Sometimes one gets the eery feeling that politicians never read their own speeches. Because, it is they who try to lecture people, who care to listen, about how we are living in the midst of a profound change and how all the models we knew henceforth are going to be obsolete. They create beautiful rhetoric - change has changed - and plan ambitious projects. And, despite such deep wisdom, they believe the future will be an extension of the past and what worked so far is the best model for what needs to happen next.

But it is the disruptive vision of change which indeed looks more plausible when one looks at the tipping point of technology and economics that are playing out in the modern workplace. It is not one or the other of those things, but the convergence of all the trends that clarify a shape of the future, which is indeed not pleasant for most of the human beings. There may be an instinctive denial of the sci-fi type age of the machines scenario, but at certain parts of the world, say California, it looks more plausible than it does elsewhere. Combine that with the ruthless economics of the banking types based in New York or London, the rise of socially disconnected business (this is not about social media, but what we used to know as society) where profits trump everything else and every grain of efficiency must be sought and exploited, one knows that we are not just looking at a different kind of workers but a whole new path of economic development itself.
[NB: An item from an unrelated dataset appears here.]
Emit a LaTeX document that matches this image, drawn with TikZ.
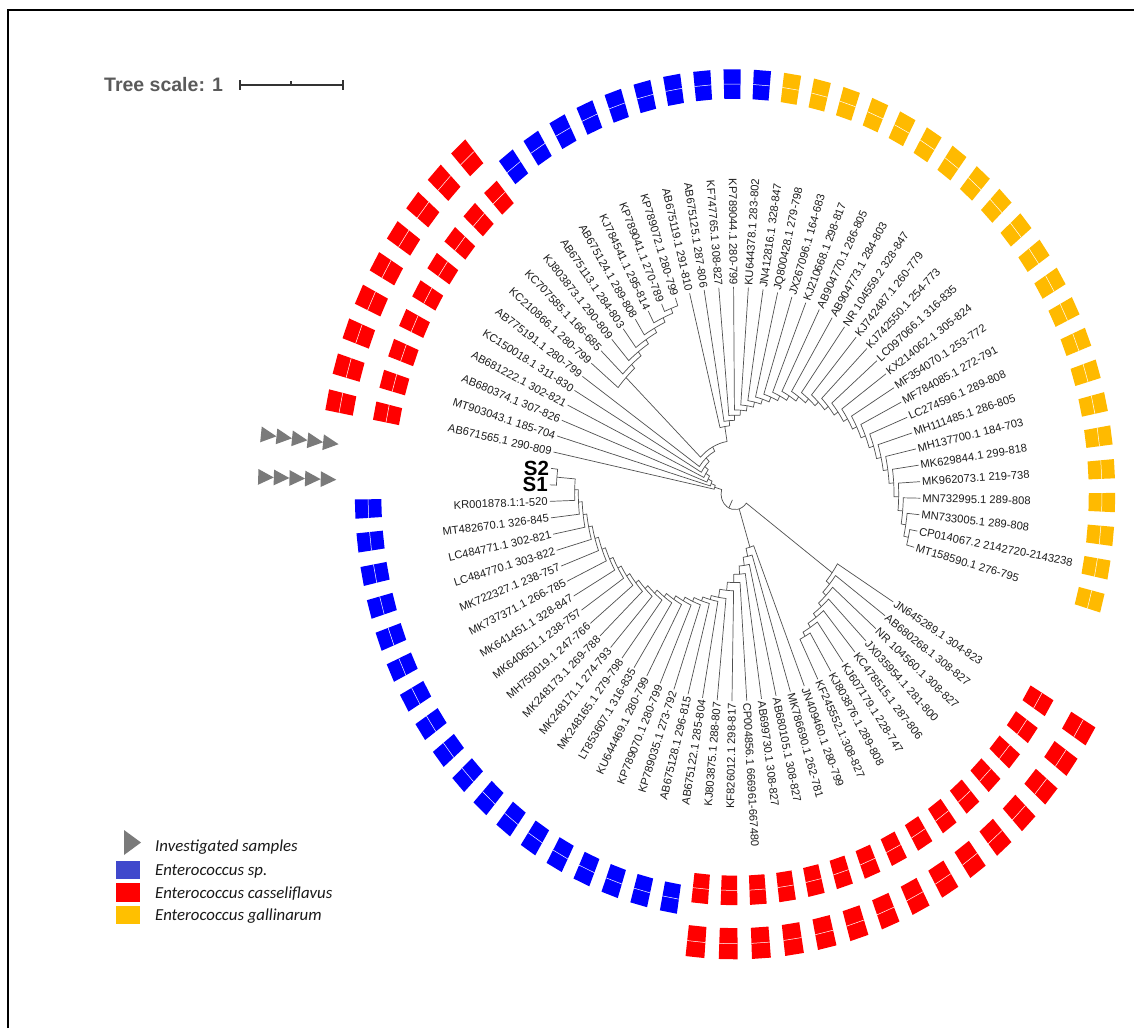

And, indeed, all those developing countries in love with the industrial revolution, they are comatose in the middle of a Rip Van Winkle sleep.

So, this model of entry level skills training, for those who can't think, is all but obsolete. It is a political weapon, alright - it makes people feel responsible for their own failure - but it does nothing to alter a country's attitude or course of its economic development. True, most of the governments in these countries are no longer governments but clearinghouse of investor interests, and therefore, they don't care much to disenfranchise most of the country's populace and about denying them a fair chance in life. However, the tipping point of technology and economics may not just bring forth an exclusion of just the poorer classes of population of these developing countries, but of the whole countries themselves: It may indeed shut out the national elite of these countries from the cozy comfort of being called to Davos they have gotten used to. Once the tipping point is reached, they will be relegated to the dustbin of history (or the claustrophobic embraces of a dying earth, if it comes to that) just as their fellow countrymen. Globalisation of privileges may make them feel, at this very moment, a worldwide solidarity of moneyed people, but dog-eats-dog usually starts in poshest clubs.

Each nation unto itself, I am saying: The nation state isn't passe and the scramble for skills have started. If one needs to learn from the lessons of industrial Britain or Germany, one needs to look beyond the stages of history and understand the spirit of national envy and competition, which in turn created a solidarity and compromise with national labour movements and created a common platform for skills training. The new nations don't need the same skills, but they may need the national solidarity and the spirit of innovation (rather than copying the model) to shape their own paths. This means a new vocational education - one leaned towards the economies of the future rather than that of the past, one designed to enable the workers with enterprise, innovation, flexibility rather than defined by the mantra of worldwide industrial hierarchy - wedded to a defined national industrial strategy. The time for national Ministries of Talent has come, and new national coalitions are now overdue: Vocational Education is an essential ingredient in this new national order. It is needed, but for a different reason and in a different shape than we talk about it today.